:: TASK BRIEF ::
Drop every picture, then transcribe the remaining data exactly.

*** DATA TO USE ***

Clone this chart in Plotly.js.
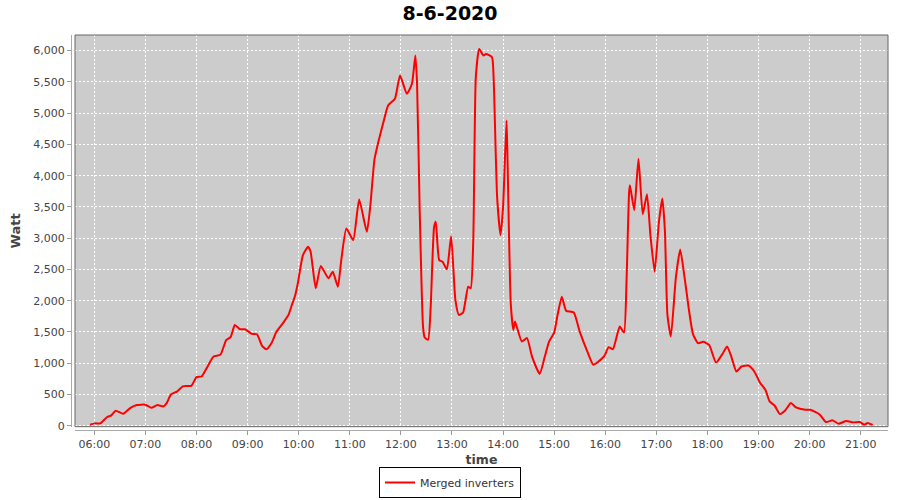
<!DOCTYPE html>
<html>
<head>
<meta charset="utf-8">
<script src="https://cdn.plot.ly/plotly-3.0.1.min.js"></script>
<style>
  html, body { margin: 0; padding: 0; background: #ffffff; }
  #chart { width: 900px; height: 500px; }
</style>
</head>
<body>
<div id="chart"></div>
<script>
const chartDate = "2020-06-08";
const chartTitle = "8-6-2020";
const seriesName = "Merged inverters";

const times = [
  "05:55","06:01","06:07","06:15","06:20","06:25","06:34","06:42","06:50","07:00",
  "07:07","07:14","07:21","07:25","07:30","07:37","07:44","07:54","08:00","08:06",
  "08:12","08:20","08:28","08:35","08:40","08:45","08:51","08:57","09:05","09:11",
  "09:17","09:22","09:28","09:34","09:42","09:48","09:52","09:56","09:59","10:05",
  "10:11","10:14","10:20","10:26","10:35","10:40","10:46","10:50","10:56","11:04",
  "11:11","11:20","11:24","11:29","11:34","11:40","11:45","11:53","11:59","12:07",
  "12:13","12:17","12:19","12:22","12:26","12:28","12:32","12:35","12:39","12:41",
  "12:45","12:49","12:54","12:59","13:04","13:08","13:13","13:19","13:22","13:25",
  "13:28","13:32","13:37","13:40","13:47","13:49","13:53","13:57","14:00","14:04",
  "14:05","14:09","14:12","14:14","14:22","14:28","14:34","14:43","14:49","14:54",
  "15:00","15:04","15:09","15:14","15:23","15:30","15:39","15:46","15:53","15:59",
  "16:04","16:09","16:17","16:22","16:25","16:28","16:29","16:34","16:39","16:44",
  "16:49","16:53","16:58","17:03","17:07","17:10","17:13","17:17","17:23","17:28",
  "17:33","17:38","17:43","17:49","17:55","18:02","18:10","18:17","18:23","18:28",
  "18:34","18:40","18:48","18:55","19:02","19:08","19:13","19:19","19:25","19:31",
  "19:38","19:44","19:55","20:01","20:12","20:19","20:27","20:34","20:43","20:51",
  "20:59","21:04","21:08","21:14"
];

const watts = [
  16,37,37,139,165,240,190,282,330,335,
  285,330,308,362,500,545,630,638,777,787,
  921,1106,1133,1373,1415,1612,1543,1543,1468,1463,
  1277,1224,1320,1505,1649,1772,1931,2091,2278,2729,
  2862,2782,2198,2554,2357,2463,2223,2649,3155,2969,
  3620,3101,3500,4260,4565,4884,5123,5230,5602,5310,
  5470,5921,5470,3500,1585,1410,1373,1904,3181,3261,
  2649,2622,2501,3032,2011,1772,1809,2223,2198,2969,
  5575,6028,5921,5948,5894,5522,3660,3048,3500,4884,
  4405,1958,1532,1665,1346,1405,1106,830,1106,1346,
  1489,1772,2064,1840,1809,1505,1186,974,1037,1117,
  1256,1224,1585,1489,2330,3740,3846,3447,4272,3383,
  3703,3048,2463,3261,3634,3128,1772,1425,2383,2820,
  2383,1878,1465,1320,1341,1293,1010,1133,1266,1106,
  867,947,962,867,681,575,388,319,187,240,
  362,292,255,255,176,59,85,32,75,53,
  59,16,43,11
];

const xValues = times.map(t => chartDate + " " + t);

const trace = {
  type: "scatter",
  mode: "lines",
  name: seriesName,
  x: xValues,
  y: watts,
  line: { color: "#ff0000", width: 2, shape: "spline", smoothing: 0.5 },
  showlegend: true
};

const tickFont = { family: "DejaVu Sans", size: 11, color: "#444444" };
const gridStyle = { gridcolor: "#ffffff", griddash: "2px,2px", gridwidth: 1 };

const layout = {
  width: 900,
  height: 500,
  paper_bgcolor: "#ffffff",
  plot_bgcolor: "#cccccc",
  margin: { l: 71, r: 12, t: 35, b: 70 },
  font: { family: "DejaVu Sans", color: "#444444" },
  title: {
    text: "<b>" + chartTitle + "</b>",
    x: 0.5, xref: "container", xanchor: "center",
    y: 0.974, yref: "container", yanchor: "middle",
    font: { family: "DejaVu Sans", size: 19, color: "#000000" }
  },
  xaxis: Object.assign({
    type: "date",
    domain: [0.0049, 1],
    anchor: "free",
    position: 0,
    range: [chartDate + " 05:37:20", chartDate + " 21:32:00"],
    tick0: chartDate + " 06:00",
    dtick: 3600000,
    tickformat: "%H:%M",
    ticks: "outside",
    ticklen: 4,
    tickcolor: "#999999",
    showline: true,
    linecolor: "#aaaaaa",
    linewidth: 1,
    zeroline: false,
    tickfont: tickFont,
    title: { text: "<b>time</b>", standoff: 6, font: { family: "DejaVu Sans", size: 12.5, color: "#444444" } }
  }, gridStyle),
  yaxis: Object.assign({
    domain: [0.0084, 1],
    anchor: "free",
    position: 0,
    range: [-16, 6250],
    dtick: 500,
    tick0: 0,
    tickformat: ",d",
    ticks: "outside",
    ticklen: 4,
    tickcolor: "#999999",
    showline: true,
    linecolor: "#aaaaaa",
    linewidth: 1,
    zeroline: false,
    tickfont: tickFont,
    title: { text: "<b>Watt</b>", standoff: 8, font: { family: "DejaVu Sans", size: 13, color: "#444444" } }
  }, gridStyle),
  shapes: [{
    type: "rect", xref: "x domain", yref: "y domain",
    x0: 0, x1: 1, y0: 0, y1: 1,
    line: { color: "#666666", width: 1 },
    fillcolor: "rgba(0,0,0,0)",
    layer: "above"
  }],
  legend: {
    orientation: "h",
    xref: "container", x: 0.5, xanchor: "center",
    yref: "container", y: 0.004, yanchor: "bottom",
    bordercolor: "#000000", borderwidth: 1,
    bgcolor: "#ffffff",
    itemwidth: 30,
    font: { family: "DejaVu Sans", size: 11, color: "#333333" }
  }
};

Plotly.newPlot("chart", [trace], layout, { displayModeBar: false, staticPlot: true });
</script>
</body>
</html>
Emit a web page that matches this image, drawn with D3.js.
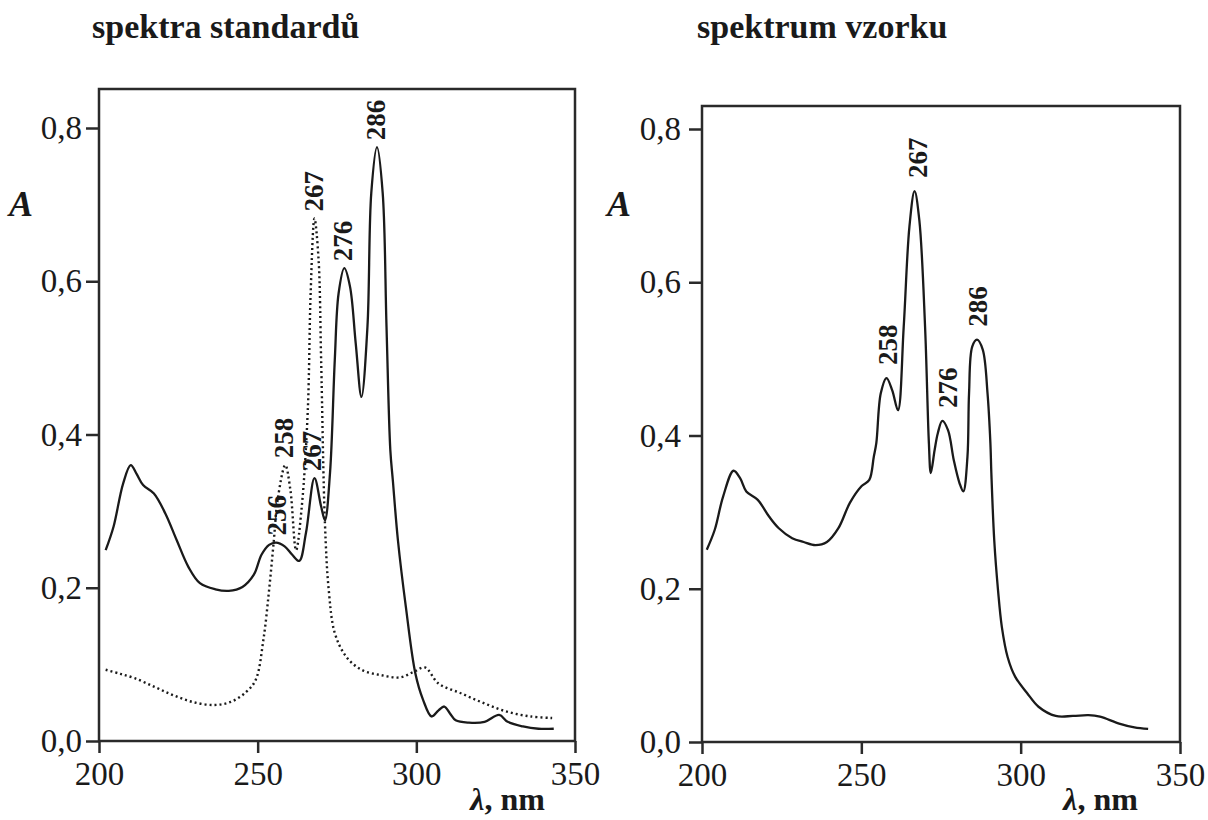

***

:: EXERCISE OUTPUT ::
Clone this chart in Plotly.js.
<!DOCTYPE html>
<html>
<head>
<meta charset="utf-8">
<script src="https://cdn.plot.ly/plotly-3.0.1.min.js"></script>
<style>
  html, body { margin: 0; padding: 0; background: #ffffff; }
  #chart { width: 900px; height: 500px; }
</style>
</head>
<body>
<div id="chart"></div>
<script>
const chartDate = "2020-06-08";
const chartTitle = "8-6-2020";
const seriesName = "Merged inverters";

const times = [
  "05:55","06:01","06:07","06:15","06:20","06:25","06:34","06:42","06:50","07:00",
  "07:07","07:14","07:21","07:25","07:30","07:37","07:44","07:54","08:00","08:06",
  "08:12","08:20","08:28","08:35","08:40","08:45","08:51","08:57","09:05","09:11",
  "09:17","09:22","09:28","09:34","09:42","09:48","09:52","09:56","09:59","10:05",
  "10:11","10:14","10:20","10:26","10:35","10:40","10:46","10:50","10:56","11:04",
  "11:11","11:20","11:24","11:29","11:34","11:40","11:45","11:53","11:59","12:07",
  "12:13","12:17","12:19","12:22","12:26","12:28","12:32","12:35","12:39","12:41",
  "12:45","12:49","12:54","12:59","13:04","13:08","13:13","13:19","13:22","13:25",
  "13:28","13:32","13:37","13:40","13:47","13:49","13:53","13:57","14:00","14:04",
  "14:05","14:09","14:12","14:14","14:22","14:28","14:34","14:43","14:49","14:54",
  "15:00","15:04","15:09","15:14","15:23","15:30","15:39","15:46","15:53","15:59",
  "16:04","16:09","16:17","16:22","16:25","16:28","16:29","16:34","16:39","16:44",
  "16:49","16:53","16:58","17:03","17:07","17:10","17:13","17:17","17:23","17:28",
  "17:33","17:38","17:43","17:49","17:55","18:02","18:10","18:17","18:23","18:28",
  "18:34","18:40","18:48","18:55","19:02","19:08","19:13","19:19","19:25","19:31",
  "19:38","19:44","19:55","20:01","20:12","20:19","20:27","20:34","20:43","20:51",
  "20:59","21:04","21:08","21:14"
];

const watts = [
  16,37,37,139,165,240,190,282,330,335,
  285,330,308,362,500,545,630,638,777,787,
  921,1106,1133,1373,1415,1612,1543,1543,1468,1463,
  1277,1224,1320,1505,1649,1772,1931,2091,2278,2729,
  2862,2782,2198,2554,2357,2463,2223,2649,3155,2969,
  3620,3101,3500,4260,4565,4884,5123,5230,5602,5310,
  5470,5921,5470,3500,1585,1410,1373,1904,3181,3261,
  2649,2622,2501,3032,2011,1772,1809,2223,2198,2969,
  5575,6028,5921,5948,5894,5522,3660,3048,3500,4884,
  4405,1958,1532,1665,1346,1405,1106,830,1106,1346,
  1489,1772,2064,1840,1809,1505,1186,974,1037,1117,
  1256,1224,1585,1489,2330,3740,3846,3447,4272,3383,
  3703,3048,2463,3261,3634,3128,1772,1425,2383,2820,
  2383,1878,1465,1320,1341,1293,1010,1133,1266,1106,
  867,947,962,867,681,575,388,319,187,240,
  362,292,255,255,176,59,85,32,75,53,
  59,16,43,11
];

const xValues = times.map(t => chartDate + " " + t);

const trace = {
  type: "scatter",
  mode: "lines",
  name: seriesName,
  x: xValues,
  y: watts,
  line: { color: "#ff0000", width: 2, shape: "spline", smoothing: 0.5 },
  showlegend: true
};

const tickFont = { family: "DejaVu Sans", size: 11, color: "#444444" };
const gridStyle = { gridcolor: "#ffffff", griddash: "2px,2px", gridwidth: 1 };

const layout = {
  width: 900,
  height: 500,
  paper_bgcolor: "#ffffff",
  plot_bgcolor: "#cccccc",
  margin: { l: 71, r: 12, t: 35, b: 70 },
  font: { family: "DejaVu Sans", color: "#444444" },
  title: {
    text: "<b>" + chartTitle + "</b>",
    x: 0.5, xref: "container", xanchor: "center",
    y: 0.974, yref: "container", yanchor: "middle",
    font: { family: "DejaVu Sans", size: 19, color: "#000000" }
  },
  xaxis: Object.assign({
    type: "date",
    domain: [0.0049, 1],
    anchor: "free",
    position: 0,
    range: [chartDate + " 05:37:20", chartDate + " 21:32:00"],
    tick0: chartDate + " 06:00",
    dtick: 3600000,
    tickformat: "%H:%M",
    ticks: "outside",
    ticklen: 4,
    tickcolor: "#999999",
    showline: true,
    linecolor: "#aaaaaa",
    linewidth: 1,
    zeroline: false,
    tickfont: tickFont,
    title: { text: "<b>time</b>", standoff: 6, font: { family: "DejaVu Sans", size: 12.5, color: "#444444" } }
  }, gridStyle),
  yaxis: Object.assign({
    domain: [0.0084, 1],
    anchor: "free",
    position: 0,
    range: [-16, 6250],
    dtick: 500,
    tick0: 0,
    tickformat: ",d",
    ticks: "outside",
    ticklen: 4,
    tickcolor: "#999999",
    showline: true,
    linecolor: "#aaaaaa",
    linewidth: 1,
    zeroline: false,
    tickfont: tickFont,
    title: { text: "<b>Watt</b>", standoff: 8, font: { family: "DejaVu Sans", size: 13, color: "#444444" } }
  }, gridStyle),
  shapes: [{
    type: "rect", xref: "x domain", yref: "y domain",
    x0: 0, x1: 1, y0: 0, y1: 1,
    line: { color: "#666666", width: 1 },
    fillcolor: "rgba(0,0,0,0)",
    layer: "above"
  }],
  legend: {
    orientation: "h",
    xref: "container", x: 0.5, xanchor: "center",
    yref: "container", y: 0.004, yanchor: "bottom",
    bordercolor: "#000000", borderwidth: 1,
    bgcolor: "#ffffff",
    itemwidth: 30,
    font: { family: "DejaVu Sans", size: 11, color: "#333333" }
  }
};

Plotly.newPlot("chart", [trace], layout, { displayModeBar: false, staticPlot: true });
</script>
</body>
</html>
Emit a web page that matches this image, drawn with D3.js.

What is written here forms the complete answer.